Wednesday, January 7, 2015

The rise in US interest rates and associated change in the direction of capital flows, the fall in oil prices and its impact on Emerging economies



The US Federal reserve has adopted a tight monetary policy stance by raising interest rates. But the increasing of liquidity by European and Chinese central banks has provided a balancing act. This may not be enough to offset the overall withdrawal of liquidity especially when one considers the reduction in funds available with the oil producing countries due to the falling oil prices.
It is hard to determine how these policies would affect India and other developing countries especially when one takes into account the lack of transparency in the financial systems of these countries.

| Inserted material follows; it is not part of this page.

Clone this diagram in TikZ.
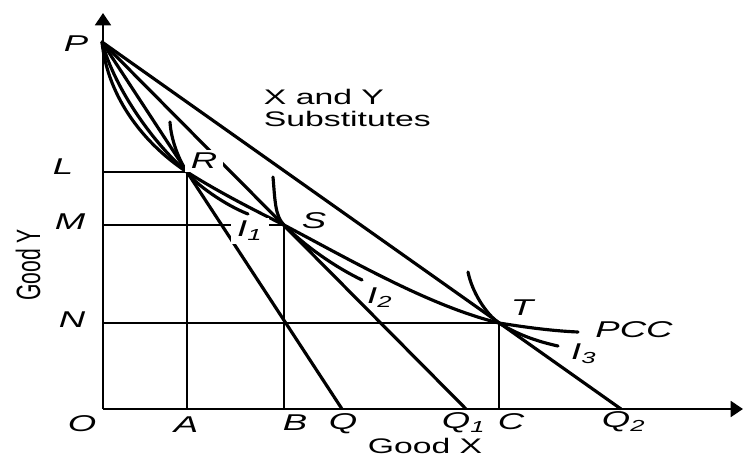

Higher interest rates in US will result in withdrawal of funds from these countries to be invested in the US Federal Reserve Bonds. To offset this depletion of Foreign Exchange reserves, these developing countries will have to make policy provisions them more export friendly. This will involve currency devaluation and lowering of export duties which will result in high inflation and reduced revenue to the governments.
With the reduced revenue, the governments of these emerging economies will have to finance their deficit by raising the tax rates. The central banks may also have to raise the interest rates at some point which will result in low spending and slowing down of overall economic growth.
For India in Particular, due to the positive market sentiments, the effect might not be as pronounced as other developing countries. Though the pull out of foreign investments may result in a stronger dollar in near term, but the renewed emphasis towards exports and softening of oil prices will lead to stabilization of Indian Rupee.